Exercise aim
Everything from the line containing "Reproduce this chart with Chart.js." through the line containing "jokseenkinSamaa, taysinSamaa, enOsaa]" must be written out exactly, and nothing more; leave any pictures out.

Dataset records

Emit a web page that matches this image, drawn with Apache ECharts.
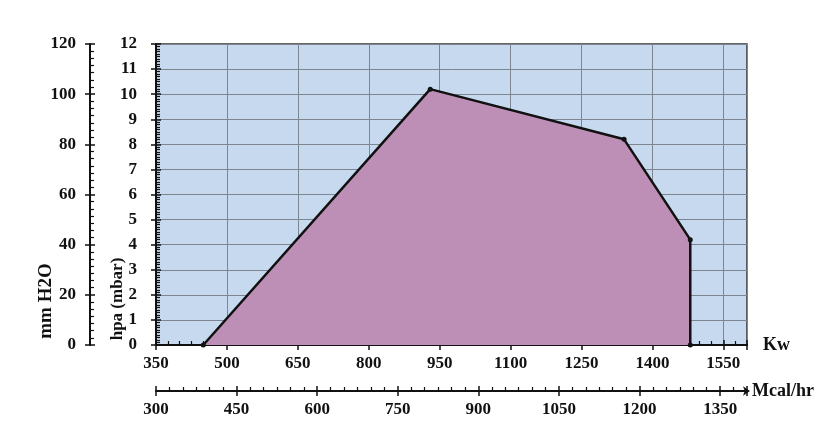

* * *

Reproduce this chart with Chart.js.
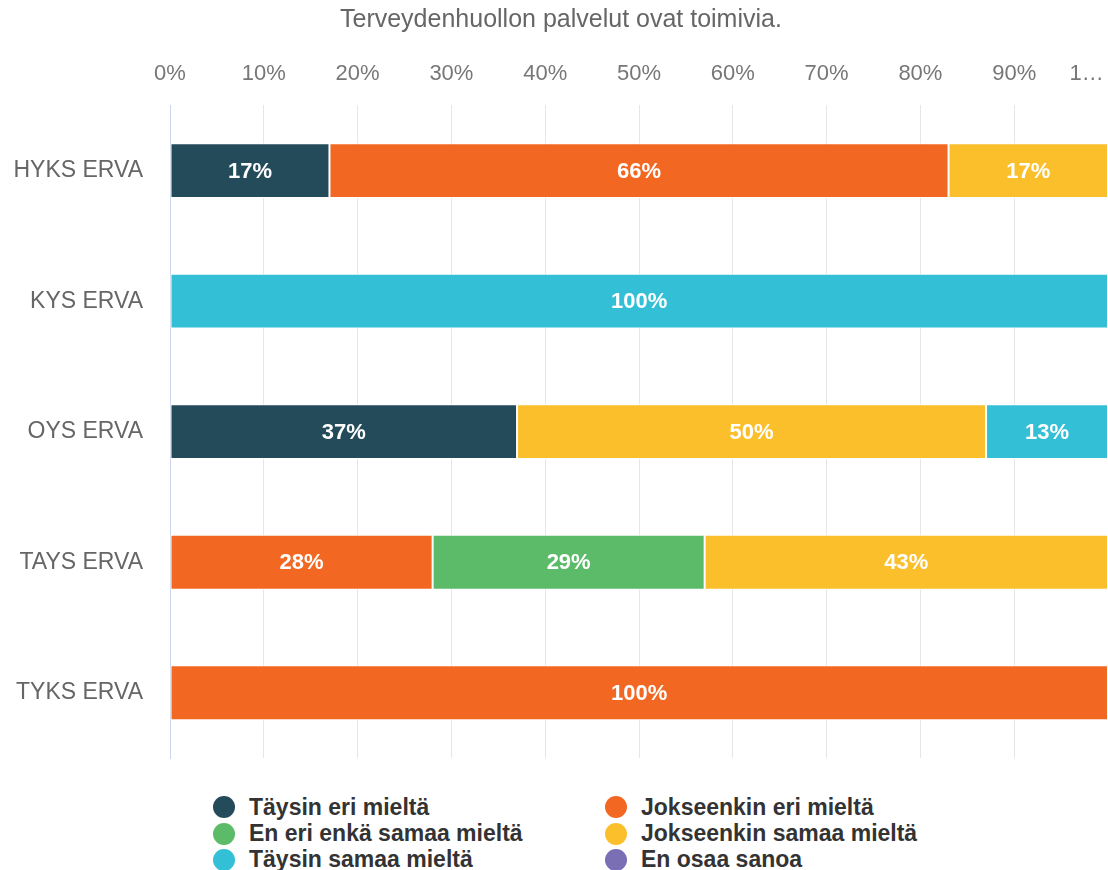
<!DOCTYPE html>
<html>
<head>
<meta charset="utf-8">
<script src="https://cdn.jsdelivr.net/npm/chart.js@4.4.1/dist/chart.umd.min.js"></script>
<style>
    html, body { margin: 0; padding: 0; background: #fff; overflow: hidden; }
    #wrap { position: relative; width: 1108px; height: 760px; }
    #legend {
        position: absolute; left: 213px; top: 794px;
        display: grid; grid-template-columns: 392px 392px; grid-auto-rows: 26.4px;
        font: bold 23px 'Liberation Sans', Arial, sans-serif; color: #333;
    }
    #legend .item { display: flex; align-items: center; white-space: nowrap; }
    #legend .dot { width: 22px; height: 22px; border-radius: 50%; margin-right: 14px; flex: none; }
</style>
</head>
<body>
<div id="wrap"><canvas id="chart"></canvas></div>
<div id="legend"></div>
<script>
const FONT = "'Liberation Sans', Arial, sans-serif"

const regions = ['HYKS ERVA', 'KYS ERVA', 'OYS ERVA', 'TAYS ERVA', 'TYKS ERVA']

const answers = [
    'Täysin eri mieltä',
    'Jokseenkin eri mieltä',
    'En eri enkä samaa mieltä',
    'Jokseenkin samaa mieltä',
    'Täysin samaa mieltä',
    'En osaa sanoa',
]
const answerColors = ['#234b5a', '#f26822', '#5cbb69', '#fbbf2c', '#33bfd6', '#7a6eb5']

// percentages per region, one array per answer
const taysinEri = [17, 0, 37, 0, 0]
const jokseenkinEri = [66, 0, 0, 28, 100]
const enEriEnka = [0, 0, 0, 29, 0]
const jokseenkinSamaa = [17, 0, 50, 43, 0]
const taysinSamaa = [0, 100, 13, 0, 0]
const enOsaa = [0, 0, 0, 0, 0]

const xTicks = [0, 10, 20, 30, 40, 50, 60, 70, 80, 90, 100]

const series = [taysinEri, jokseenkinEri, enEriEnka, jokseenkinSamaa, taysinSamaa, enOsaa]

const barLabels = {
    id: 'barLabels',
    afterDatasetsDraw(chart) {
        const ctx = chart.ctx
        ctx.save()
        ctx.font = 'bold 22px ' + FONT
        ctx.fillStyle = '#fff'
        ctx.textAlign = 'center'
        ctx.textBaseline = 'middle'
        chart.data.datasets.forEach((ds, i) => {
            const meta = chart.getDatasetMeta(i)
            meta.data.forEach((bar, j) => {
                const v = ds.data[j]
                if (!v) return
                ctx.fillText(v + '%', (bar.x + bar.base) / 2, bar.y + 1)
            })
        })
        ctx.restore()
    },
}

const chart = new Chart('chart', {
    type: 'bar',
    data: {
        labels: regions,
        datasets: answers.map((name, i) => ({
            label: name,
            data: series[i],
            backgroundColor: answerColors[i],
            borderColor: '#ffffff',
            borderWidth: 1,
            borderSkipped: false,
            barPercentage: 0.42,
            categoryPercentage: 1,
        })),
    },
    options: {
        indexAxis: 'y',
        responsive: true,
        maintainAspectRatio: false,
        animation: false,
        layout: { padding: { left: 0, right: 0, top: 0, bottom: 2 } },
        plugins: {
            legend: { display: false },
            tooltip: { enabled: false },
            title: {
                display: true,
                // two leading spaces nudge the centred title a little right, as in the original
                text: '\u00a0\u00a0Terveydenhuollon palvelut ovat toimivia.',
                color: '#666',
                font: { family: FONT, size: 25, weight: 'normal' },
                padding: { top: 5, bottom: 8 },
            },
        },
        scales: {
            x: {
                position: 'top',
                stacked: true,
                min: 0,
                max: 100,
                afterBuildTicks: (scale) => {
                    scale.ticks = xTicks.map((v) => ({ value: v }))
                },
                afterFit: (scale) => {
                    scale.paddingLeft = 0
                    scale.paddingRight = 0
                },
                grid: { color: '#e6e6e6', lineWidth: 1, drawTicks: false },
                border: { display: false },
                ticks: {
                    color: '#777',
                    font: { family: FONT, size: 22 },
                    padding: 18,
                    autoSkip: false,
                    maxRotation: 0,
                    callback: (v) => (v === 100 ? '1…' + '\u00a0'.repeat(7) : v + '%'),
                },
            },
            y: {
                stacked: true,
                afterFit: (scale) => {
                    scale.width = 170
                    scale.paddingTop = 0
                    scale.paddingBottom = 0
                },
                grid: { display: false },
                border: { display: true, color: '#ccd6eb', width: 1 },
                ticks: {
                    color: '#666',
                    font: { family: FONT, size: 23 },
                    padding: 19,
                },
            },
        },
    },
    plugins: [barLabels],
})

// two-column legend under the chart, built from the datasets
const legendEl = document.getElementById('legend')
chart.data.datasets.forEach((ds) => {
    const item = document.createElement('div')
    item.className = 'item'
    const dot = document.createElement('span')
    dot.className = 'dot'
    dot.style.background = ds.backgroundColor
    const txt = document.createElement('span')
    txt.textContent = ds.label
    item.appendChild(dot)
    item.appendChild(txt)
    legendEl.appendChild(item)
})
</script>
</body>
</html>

Task output
Reproduce this chart with Chart.js.
<!DOCTYPE html>
<html>
<head>
<meta charset="utf-8">
<script src="https://cdn.jsdelivr.net/npm/chart.js@4.4.1/dist/chart.umd.min.js"></script>
<style>
    html, body { margin: 0; padding: 0; background: #fff; overflow: hidden; }
    #wrap { position: relative; width: 1108px; height: 760px; }
    #legend {
        position: absolute; left: 213px; top: 794px;
        display: grid; grid-template-columns: 392px 392px; grid-auto-rows: 26.4px;
        font: bold 23px 'Liberation Sans', Arial, sans-serif; color: #333;
    }
    #legend .item { display: flex; align-items: center; white-space: nowrap; }
    #legend .dot { width: 22px; height: 22px; border-radius: 50%; margin-right: 14px; flex: none; }
</style>
</head>
<body>
<div id="wrap"><canvas id="chart"></canvas></div>
<div id="legend"></div>
<script>
const FONT = "'Liberation Sans', Arial, sans-serif"

const regions = ['HYKS ERVA', 'KYS ERVA', 'OYS ERVA', 'TAYS ERVA', 'TYKS ERVA']

const answers = [
    'Täysin eri mieltä',
    'Jokseenkin eri mieltä',
    'En eri enkä samaa mieltä',
    'Jokseenkin samaa mieltä',
    'Täysin samaa mieltä',
    'En osaa sanoa',
]
const answerColors = ['#234b5a', '#f26822', '#5cbb69', '#fbbf2c', '#33bfd6', '#7a6eb5']

// percentages per region, one array per answer
const taysinEri = [17, 0, 37, 0, 0]
const jokseenkinEri = [66, 0, 0, 28, 100]
const enEriEnka = [0, 0, 0, 29, 0]
const jokseenkinSamaa = [17, 0, 50, 43, 0]
const taysinSamaa = [0, 100, 13, 0, 0]
const enOsaa = [0, 0, 0, 0, 0]

const xTicks = [0, 10, 20, 30, 40, 50, 60, 70, 80, 90, 100]

const series = [taysinEri, jokseenkinEri, enEriEnka, jokseenkinSamaa, taysinSamaa, enOsaa]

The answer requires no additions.